[SUPPLIED DATA]
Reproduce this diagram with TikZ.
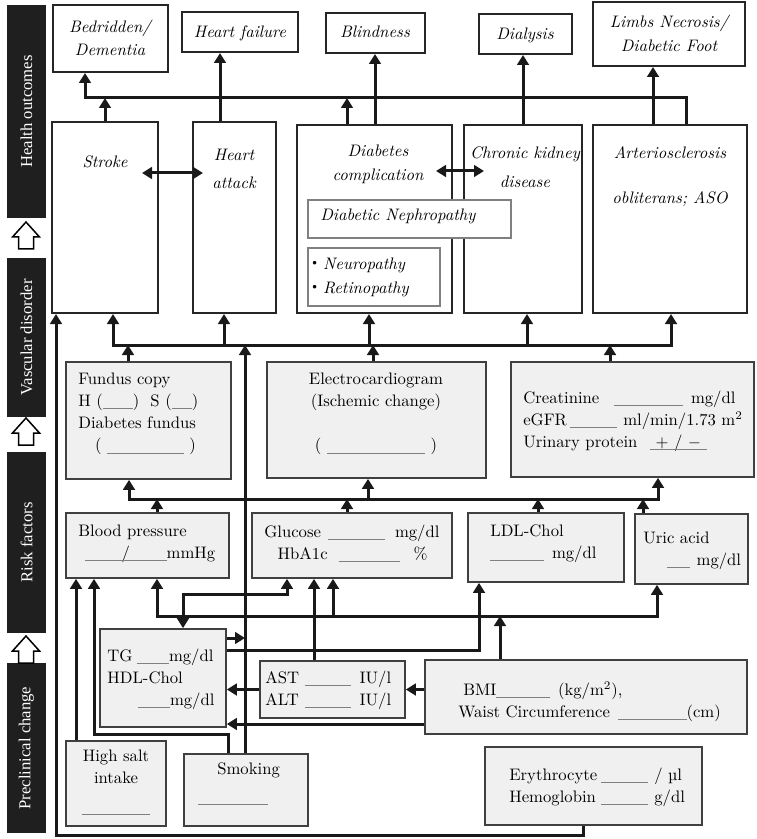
\documentclass[tikz,border=0pt]{standalone}
\usepackage{fontspec}
\newfontfamily\cjk{Noto Sans CJK JP}
\newfontfamily\barfont{Liberation Serif}
\usetikzlibrary{arrows.meta}
\usetikzlibrary{fit}
\newcommand\blank[1]{{\color{gray}\rule[-1.5pt]{#1}{0.5pt}}}
\newcommand\sqm{m\textsuperscript{2}}

\begin{document}
\begin{tikzpicture}[x=0.6pt,y=-0.6pt,
  every node/.style={inner sep=0pt},
  bar/.style={fill=black!88,draw=none},
  bartext/.style={rotate=90,text=white,font=\barfont\fontsize{10}{12}\selectfont},
  outbox/.style={draw=black!85,line width=1.2pt,fill=white},
  bigbox/.style={draw=black!85,line width=1.2pt,fill=white},
  subbox/.style={draw=gray,line width=0.8pt,fill=white},
  labbox/.style={draw=black!75,line width=1pt,fill=gray!12},
  txt/.style={align=left,font=\fontsize{10}{13.3}\selectfont},
  ittxt/.style={align=center,font=\itshape\fontsize{10}{12}\selectfont},
  conn/.style={line width=1.8pt,draw=black!90},
  arr/.style={conn,-{Triangle[length=6pt,width=7pt]}},
  dbl/.style={conn,{Triangle[length=6pt,width=7pt]}-{Triangle[length=6pt,width=7pt]}},
  hollow/.style={draw=black,line width=0.9pt,fill=white}]

\useasboundingbox (0,0) rectangle (756,839);

% stage bars on the left
\node[bar, fit={(7,5) (46,218)}] (outbar) {};
\node[bartext] (outlab) at (outbar) {Health outcomes};
\node[bar, fit={(7,258) (46,417)}] (vasbar) {};
\node[bartext] (vaslab) at (vasbar) {Vascular disorder};
\node[bar, fit={(7,452) (46,633)}] (riskbar) {};
\node[bartext] (risklab) at (riskbar) {Risk factors};
\node[bar, fit={(7,663) (46,833)}] (prebar) {};
\node[bartext] (prelab) at (prebar) {Preclinical change};

\draw[hollow,shift={(26,222)}] (0,0) -- (13.5,15) -- (7.5,15) -- (7.5,27) -- (-7.5,27) -- (-7.5,15) -- (-13.5,15) -- cycle;
\draw[hollow,shift={(26,418)}] (0,0) -- (13.5,15) -- (7.5,15) -- (7.5,27) -- (-7.5,27) -- (-7.5,15) -- (-13.5,15) -- cycle;
\draw[hollow,shift={(26,636)}] (0,0) -- (13.5,15) -- (7.5,15) -- (7.5,27) -- (-7.5,27) -- (-7.5,15) -- (-13.5,15) -- cycle;

% health outcomes
\node[outbox, fit={(53,5) (168,72)}] (bed) {};
\node[ittxt] (bedT) at (110,38) {Bedridden/\\[1.8pt]Dementia};
\node[outbox, fit={(182,12) (298,52)}] (hf) {};
\node[ittxt] (hfT) at (240,33) {Heart failure};
\node[outbox, fit={(326,13) (425,53)}] (blind) {};
\node[ittxt] (blindT) at (375,32) {Blindness};
\node[outbox, fit={(479,14) (572,54)}] (dial) {};
\node[ittxt] (dialT) at (525,35) {Dialysis};
\node[outbox, fit={(593,2) (745,66)}] (limbs) {};
\node[ittxt] (limbsT) at (669,33) {Limbs Necrosis/\\[2.4pt]Diabetic Foot};

% vascular disorder
\node[bigbox, fit={(52,122) (158,313)}] (stroke) {};
\node[bigbox, fit={(193,122) (276,313)}] (attack) {};
\node[bigbox, fit={(297,125) (452,313)}] (dcomp) {};
\node[bigbox, fit={(464,125) (582,313)}] (ckd) {};
\node[bigbox, fit={(593,125) (747,313)}] (aso) {};
\node[subbox, fit={(308,200) (511,238)}] (neph) {};
\node[subbox, fit={(308,248) (440,306)}] (neuro) {};

\node[ittxt] (strokeT) at (105,162) {Stroke};
\node[ittxt] (attackT) at (234,169) {Heart\\[4.8pt]attack};
\node[ittxt] (dcompT) at (378,164) {Diabetes\\[2.4pt]complication};
\node[ittxt] (ckdT) at (525,167.5) {Chronic kidney\\[5.4pt]disease};
\node[ittxt] (asoT) at (670,176.5) {Arteriosclerosis\\[15pt]obliterans; ASO};
\node[ittxt, anchor=west] (nephT) at (320,216) {Diabetic Nephropathy};
\node[ittxt, align=left, anchor=west] (neuroT) at (306,277) {{\cjk ・}Neuropathy\\[2.4pt]{\cjk ・}Retinopathy};

% examinations
\node[labbox, fit={(66,362) (231,479)}] (fundus) {};
\node[txt, anchor=west] (fundusT) at (78,414) {Fundus copy\\H (\blank{18pt})\ \ S (\blank{12pt})\\Diabetes fundus\\\hspace{10pt}( \blank{46pt} )};
\node[labbox, fit={(267,362) (486,478)}] (ecg) {};
\node[txt, align=center] (ecgT) at (376,414) {Electrocardiogram\\(Ischemic change)\\[13.3pt]( \blank{59pt} )};
\node[labbox, fit={(511,362) (754,477)}] (creat) {};
\node[txt, anchor=west] (creatT) at (523,421) {\makebox[54.6pt][l]{Creatinine}\blank{41pt}\hspace{5pt}mg/dl\\\makebox[28pt][l]{eGFR}\blank{28pt}\hspace{4pt}ml/min/1.73 \sqm\\\makebox[76pt][l]{Urinary protein}\makebox[34pt]{+ /\ $-$}\llap{\blank{34pt}}};

% risk factors
\node[labbox, fit={(66,513) (229,578)}] (bp) {};
\node[txt, anchor=west] (bpT) at (78,543.5) {Blood pressure\\\hspace{4pt}\makebox[49pt]{/}\llap{\blank{49pt}}mmHg};
\node[labbox, fit={(252,513) (452,578)}] (glu) {};
\node[txt, anchor=west] (gluT) at (264,543.5) {\makebox[38.4pt][l]{Glucose}\blank{34pt}\hspace{6pt}mg/dl\\\hspace{8pt}\makebox[36.6pt][l]{HbA1c}\blank{37pt}\hspace{8pt}\%};
\node[labbox, fit={(468,513) (624,582)}] (ldl) {};
\node[txt, anchor=west] (ldlT) at (490,543.5) {LDL-Chol\\\blank{32pt}\hspace{5pt}mg/dl};
\node[labbox, fit={(635,514) (748,584)}] (uric) {};
\node[txt, anchor=west] (uricT) at (643,550.5) {Uric acid\\\hspace{14pt}\blank{14pt}\hspace{4pt}mg/dl};

% preclinical change
\node[labbox, fit={(100,629) (226,727)}] (tg) {};
\node[txt, anchor=west] (tgT) at (107,679) {\makebox[18pt][l]{TG}\blank{19pt}mg/dl\\HDL-Chol\\\hspace{18.6pt}\blank{19pt}mg/dl};
\node[labbox, fit={(260,661) (405,718)}] (ast) {};
\node[txt, anchor=west] (astT) at (265,690.5) {\makebox[24pt][l]{AST}\blank{27.6pt}\hspace{5pt}IU/l\\\makebox[24pt][l]{ALT}\blank{27.6pt}\hspace{5pt}IU/l};
\node[labbox, fit={(425,660) (747,734)}] (bmi) {};
\node[txt, anchor=west] (bmiT) at (458,701.5) {\hspace{3pt}BMI\blank{32pt}\hspace{5pt}(kg/\sqm),\\Waist Circumference\hspace{5pt}\blank{41pt}(cm)};
\node[labbox, fit={(66,741) (166,826)}] (salt) {};
\node[txt, align=center] (saltT) at (116,782) {High salt\\intake\\[4pt]\blank{41pt}};
\node[labbox, fit={(184,754) (308,826)}] (smoke) {};
\node[txt, anchor=west] (smokeT) at (198,784) {\hspace{11.4pt}Smoking\\[3.5pt]\blank{42pt}};
\node[labbox, fit={(485,747) (702,825)}] (ery) {};
\node[txt, anchor=west] (eryT) at (509,787.5) {\makebox[55pt][l]{Erythrocyte}\blank{28pt}\hspace{4pt}/ µl\\\makebox[55pt][l]{Hemoglobin}\blank{28pt}\hspace{4pt}g/dl};

% outcome level connectors
\coordinate (busA) at (85,98);
\draw[arr] (aso.north -| 686,0) |- (busA) -- (busA |- bed.south);
\draw[arr] (stroke.north) -- (stroke.north |- busA);
\draw[arr] (dcomp.north -| 347,0) -- (busA -| 347,0);
\draw[arr] (attack.north -| 220,0) -- (hf.south -| 220,0);
\draw[arr] (dcomp.north -| 375,0) -- (blind.south -| 375,0);
\draw[arr] (ckd.north) -- (ckd.north |- dial.south);
\draw[arr] (aso.north -| 653,0) -- (limbs.south -| 653,0);
\coordinate (sk1) at (142,173);
\coordinate (sk2) at (203,173);
\draw[dbl] (sk1) -- (sk2);
\coordinate (dk1) at (436,171);
\coordinate (dk2) at (484,171);
\draw[dbl] (dk1) -- (dk2);

% vascular level connectors
\coordinate (busB) at (113,345);
\draw[dbl] (busB |- stroke.south) -- (busB) -- (busB -| 671,0) -- (aso.south -| 671,0);
\draw[arr] (busB -| 224,0) -- (attack.south -| 224,0);
\draw[arr] (busB -| 369,0) -- (dcomp.south -| 369,0);
\draw[arr] (busB -| 527,0) -- (ckd.south -| 527,0);
\draw[arr] (fundus.north -| 128,0) -- (busB -| 128,0);
\draw[arr] (ecg.north -| 373,0) -- (busB -| 373,0);
\draw[arr] (creat.north -| 610,0) -- (busB -| 610,0);
\draw[arr] (smoke.north -| 245,0) -- (busB -| 245,0);
\coordinate (low) at (56,835);
\draw[arr] (ery.south -| 583,0) |- (low) -- (low |- stroke.south);

% examination level connectors
\coordinate (busC) at (129,499);
\draw[dbl] (busC |- fundus.south) -- (busC) -- (busC -| 658,0) -- (creat.south -| 658,0);
\draw[arr] (busC -| 368,0) -- (ecg.south -| 368,0);
\draw[arr] (bp.north -| 157,0) -- (busC -| 157,0);
\draw[arr] (glu.north -| 347,0) -- (busC -| 347,0);
\draw[arr] (ldl.north -| 538,0) -- (busC -| 538,0);
\draw[arr] (uric.north -| 643,0) -- (busC -| 643,0);

% risk level connectors
\coordinate (busD) at (157,616);
\draw[dbl] (busD |- bp.south) -- (busD) -- (busD -| 657,0) -- (uric.south -| 657,0);
\draw[arr] (busD -| 333,0) -- (glu.south -| 333,0);
\draw[arr] (bmi.north -| 500,0) -- (busD -| 500,0);
\coordinate (tgup) at (183,594);
\draw[dbl] (tg.north -| tgup) -- (tgup) -| (glu.south -| 287,0);
\draw[arr] (ast.north -| 314,0) -- (glu.south -| 314,0);
\coordinate (tgjoin) at (245,638);
\draw[arr] (tg.east |- tgjoin) -- (tgjoin);
\draw[arr] (tg.east |- 0,650) -| (ldl.south -| 479,0);
\draw[arr] (ast.west) -- (ast.west -| tg.east);
\draw[arr] (bmi.west |- ast.east) -- (ast.east);
\draw[arr] (bmi.west |- 0,724) -- (tg.east |- 0,724);
\draw[arr] (salt.north -| 76,0) -- (bp.south -| 76,0);
\draw[arr] (smoke.north -| 228,0) -- (228,734) -| (bp.south -| 94,0);

\end{tikzpicture}
\end{document}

[INSTRUCTIONS FOR THE TASK]
Starting with the first line of the data above and ending with the line containing "(prelab) at (prebar)", please restate every line exactly, leaving images out.

[ANSWER TO THE TASK]
Reproduce this diagram with TikZ.
\documentclass[tikz,border=0pt]{standalone}
\usepackage{fontspec}
\newfontfamily\cjk{Noto Sans CJK JP}
\newfontfamily\barfont{Liberation Serif}
\usetikzlibrary{arrows.meta}
\usetikzlibrary{fit}
\newcommand\blank[1]{{\color{gray}\rule[-1.5pt]{#1}{0.5pt}}}
\newcommand\sqm{m\textsuperscript{2}}

\begin{document}
\begin{tikzpicture}[x=0.6pt,y=-0.6pt,
  every node/.style={inner sep=0pt},
  bar/.style={fill=black!88,draw=none},
  bartext/.style={rotate=90,text=white,font=\barfont\fontsize{10}{12}\selectfont},
  outbox/.style={draw=black!85,line width=1.2pt,fill=white},
  bigbox/.style={draw=black!85,line width=1.2pt,fill=white},
  subbox/.style={draw=gray,line width=0.8pt,fill=white},
  labbox/.style={draw=black!75,line width=1pt,fill=gray!12},
  txt/.style={align=left,font=\fontsize{10}{13.3}\selectfont},
  ittxt/.style={align=center,font=\itshape\fontsize{10}{12}\selectfont},
  conn/.style={line width=1.8pt,draw=black!90},
  arr/.style={conn,-{Triangle[length=6pt,width=7pt]}},
  dbl/.style={conn,{Triangle[length=6pt,width=7pt]}-{Triangle[length=6pt,width=7pt]}},
  hollow/.style={draw=black,line width=0.9pt,fill=white}]

\useasboundingbox (0,0) rectangle (756,839);

% stage bars on the left
\node[bar, fit={(7,5) (46,218)}] (outbar) {};
\node[bartext] (outlab) at (outbar) {Health outcomes};
\node[bar, fit={(7,258) (46,417)}] (vasbar) {};
\node[bartext] (vaslab) at (vasbar) {Vascular disorder};
\node[bar, fit={(7,452) (46,633)}] (riskbar) {};
\node[bartext] (risklab) at (riskbar) {Risk factors};
\node[bar, fit={(7,663) (46,833)}] (prebar) {};
\node[bartext] (prelab) at (prebar) {Preclinical change};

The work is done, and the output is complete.